▸ Exercise description: Copy out all the lines exactly. Omit pictures.

▸ Dataset section:
###

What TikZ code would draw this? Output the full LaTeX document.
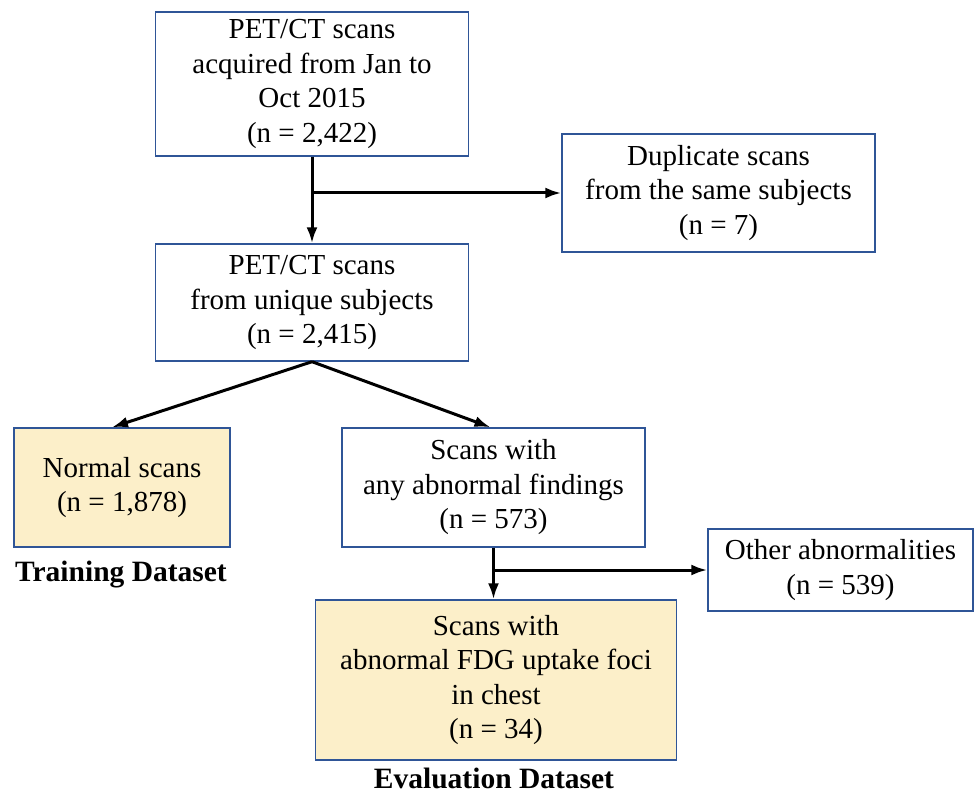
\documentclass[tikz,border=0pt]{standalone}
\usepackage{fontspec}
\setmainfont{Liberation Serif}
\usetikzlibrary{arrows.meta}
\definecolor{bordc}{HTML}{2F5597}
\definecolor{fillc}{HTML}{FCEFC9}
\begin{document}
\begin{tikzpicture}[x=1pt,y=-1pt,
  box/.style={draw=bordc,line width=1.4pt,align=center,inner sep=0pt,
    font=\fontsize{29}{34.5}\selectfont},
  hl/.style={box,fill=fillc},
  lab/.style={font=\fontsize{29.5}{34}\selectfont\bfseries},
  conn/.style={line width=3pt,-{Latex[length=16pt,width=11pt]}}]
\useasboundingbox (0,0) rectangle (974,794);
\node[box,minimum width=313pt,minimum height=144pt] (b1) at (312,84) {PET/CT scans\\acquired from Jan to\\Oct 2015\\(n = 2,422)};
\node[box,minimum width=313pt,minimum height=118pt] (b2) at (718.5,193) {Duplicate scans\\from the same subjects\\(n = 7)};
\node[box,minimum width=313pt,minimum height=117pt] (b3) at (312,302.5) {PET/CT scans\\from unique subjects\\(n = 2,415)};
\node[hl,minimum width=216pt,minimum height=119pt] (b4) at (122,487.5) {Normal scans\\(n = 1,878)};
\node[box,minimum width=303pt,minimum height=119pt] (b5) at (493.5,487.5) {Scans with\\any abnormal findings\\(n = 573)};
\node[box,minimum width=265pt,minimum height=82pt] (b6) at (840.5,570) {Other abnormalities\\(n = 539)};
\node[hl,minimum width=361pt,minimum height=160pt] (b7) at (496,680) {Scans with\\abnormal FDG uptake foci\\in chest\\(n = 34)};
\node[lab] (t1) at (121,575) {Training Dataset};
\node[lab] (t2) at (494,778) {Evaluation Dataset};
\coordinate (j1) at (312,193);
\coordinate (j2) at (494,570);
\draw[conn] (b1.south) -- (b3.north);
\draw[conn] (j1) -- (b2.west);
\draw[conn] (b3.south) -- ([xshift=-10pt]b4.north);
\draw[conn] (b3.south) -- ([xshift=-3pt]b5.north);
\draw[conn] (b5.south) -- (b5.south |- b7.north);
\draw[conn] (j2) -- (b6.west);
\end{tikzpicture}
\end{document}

###

▸ Correct result:
What TikZ code would draw this? Output the full LaTeX document.
\documentclass[tikz,border=0pt]{standalone}
\usepackage{fontspec}
\setmainfont{Liberation Serif}
\usetikzlibrary{arrows.meta}
\definecolor{bordc}{HTML}{2F5597}
\definecolor{fillc}{HTML}{FCEFC9}
\begin{document}
\begin{tikzpicture}[x=1pt,y=-1pt,
  box/.style={draw=bordc,line width=1.4pt,align=center,inner sep=0pt,
    font=\fontsize{29}{34.5}\selectfont},
  hl/.style={box,fill=fillc},
  lab/.style={font=\fontsize{29.5}{34}\selectfont\bfseries},
  conn/.style={line width=3pt,-{Latex[length=16pt,width=11pt]}}]
\useasboundingbox (0,0) rectangle (974,794);
\node[box,minimum width=313pt,minimum height=144pt] (b1) at (312,84) {PET/CT scans\\acquired from Jan to\\Oct 2015\\(n = 2,422)};
\node[box,minimum width=313pt,minimum height=118pt] (b2) at (718.5,193) {Duplicate scans\\from the same subjects\\(n = 7)};
\node[box,minimum width=313pt,minimum height=117pt] (b3) at (312,302.5) {PET/CT scans\\from unique subjects\\(n = 2,415)};
\node[hl,minimum width=216pt,minimum height=119pt] (b4) at (122,487.5) {Normal scans\\(n = 1,878)};
\node[box,minimum width=303pt,minimum height=119pt] (b5) at (493.5,487.5) {Scans with\\any abnormal findings\\(n = 573)};
\node[box,minimum width=265pt,minimum height=82pt] (b6) at (840.5,570) {Other abnormalities\\(n = 539)};
\node[hl,minimum width=361pt,minimum height=160pt] (b7) at (496,680) {Scans with\\abnormal FDG uptake foci\\in chest\\(n = 34)};
\node[lab] (t1) at (121,575) {Training Dataset};
\node[lab] (t2) at (494,778) {Evaluation Dataset};
\coordinate (j1) at (312,193);
\coordinate (j2) at (494,570);
\draw[conn] (b1.south) -- (b3.north);
\draw[conn] (j1) -- (b2.west);
\draw[conn] (b3.south) -- ([xshift=-10pt]b4.north);
\draw[conn] (b3.south) -- ([xshift=-3pt]b5.north);
\draw[conn] (b5.south) -- (b5.south |- b7.north);
\draw[conn] (j2) -- (b6.west);
\end{tikzpicture}
\end{document}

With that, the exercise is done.